## Chart: Validation Loss vs. Tokens Seen
### Overview
The image presents two line charts comparing the validation loss of different model architectures (Dense and MoE) with varying parameter sizes (275M, 464M, 932M, 1.6B) as a function of the number of tokens seen during training. The left chart is labeled "Image-Caption" and the right chart is labeled "Interleaved". Both charts share the same x and y axes.
### Components/Axes
* **Title (Left Chart):** Image-Caption
* **Title (Right Chart):** Interleaved
* **Y-axis Label:** Validation Loss
* Scale: 2.2 to 3.0, with tick marks at 2.2, 2.4, 2.6, 2.8, and 3.0.

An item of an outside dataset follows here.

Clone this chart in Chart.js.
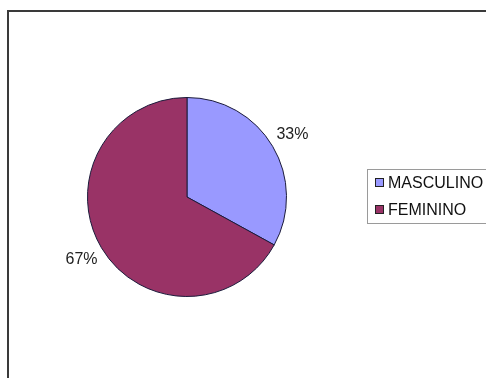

* **X-axis Label:** Tokens seen
* Scale: 100B to 400B, with tick marks at 100B, 200B, 300B, and 400B.
* **Legend (Bottom):**
* Dense-275M (light brown, circle marker)
* Dense-464M (light brown, square marker)
* Dense-932M (light brown, no marker)
* Dense-1.6B (brown, diamond marker)
* MoE-275M (light green, circle marker)
* MoE-464M (light green, square marker)
* MoE-932M (light green, no marker)
* MoE-1.63B (dark green, diamond marker)
### Detailed Analysis
**Image-Caption Chart (Left)**
* **Dense-275M (light brown, circle):** Starts at approximately 2.85 at 100B tokens and decreases to approximately 2.72 at 400B tokens.
* **Dense-464M (light brown, square):** Starts at approximately 2.78 at 100B tokens and decreases to approximately 2.70 at 400B tokens.
* **Dense-932M (light brown, no marker):** Starts at approximately 2.65 at 100B tokens and decreases to approximately 2.58 at 400B tokens.
* **Dense-1.6B (brown, diamond):** Starts at approximately 2.52 at 100B tokens and decreases to approximately 2.42 at 400B tokens.
* **MoE-275M (light green, circle):** Starts at approximately 2.72 at 100B tokens and decreases to approximately 2.60 at 400B tokens.
* **MoE-464M (light green, square):** Starts at approximately 2.65 at 100B tokens and decreases to approximately 2.52 at 400B tokens.
* **MoE-932M (light green, no marker):** Starts at approximately 2.50 at 100B tokens and decreases to approximately 2.38 at 400B tokens.
* **MoE-1.63B (dark green, diamond):** Starts at approximately 2.40 at 100B tokens and decreases to approximately 2.20 at 400B tokens.
**Interleaved Chart (Right)**
* **Dense-275M (light brown, circle):** Starts at approximately 3.00 at 100B tokens and decreases to approximately 2.80 at 400B tokens.
* **Dense-464M (light brown, square):** Starts at approximately 2.88 at 100B tokens and decreases to approximately 2.75 at 400B tokens.
* **Dense-932M (light brown, no marker):** Starts at approximately 2.75 at 100B tokens and decreases to approximately 2.65 at 400B tokens.
* **Dense-1.6B (brown, diamond):** Starts at approximately 2.68 at 100B tokens and decreases to approximately 2.55 at 400B tokens.
* **MoE-275M (light green, circle):** Starts at approximately 2.80 at 100B tokens and decreases to approximately 2.70 at 400B tokens.
* **MoE-464M (light green, square):** Starts at approximately 2.72 at 100B tokens and decreases to approximately 2.60 at 400B tokens.
* **MoE-932M (light green, no marker):** Starts at approximately 2.60 at 100B tokens and decreases to approximately 2.48 at 400B tokens.
* **MoE-1.63B (dark green, diamond):** Starts at approximately 2.50 at 100B tokens and decreases to approximately 2.30 at 400B tokens.
### Key Observations
* In both charts, validation loss generally decreases as the number of tokens seen increases.
* For both Dense and MoE architectures, larger models (higher parameter counts) tend to have lower validation loss.
* The MoE-1.63B model consistently exhibits the lowest validation loss across both charts.
* The "Interleaved" chart generally shows higher validation loss values compared to the "Image-Caption" chart for all models.
### Interpretation
The charts suggest that increasing the number of tokens seen during training improves the validation loss for all models. Furthermore, larger models, particularly the MoE-1.63B model, achieve lower validation loss, indicating better performance. The difference in validation loss between the "Image-Caption" and "Interleaved" charts suggests that the training data distribution or task setup in the "Interleaved" scenario is more challenging, leading to higher loss values. The MoE models generally outperform the Dense models, indicating that the Mixture of Experts architecture is more effective for this task.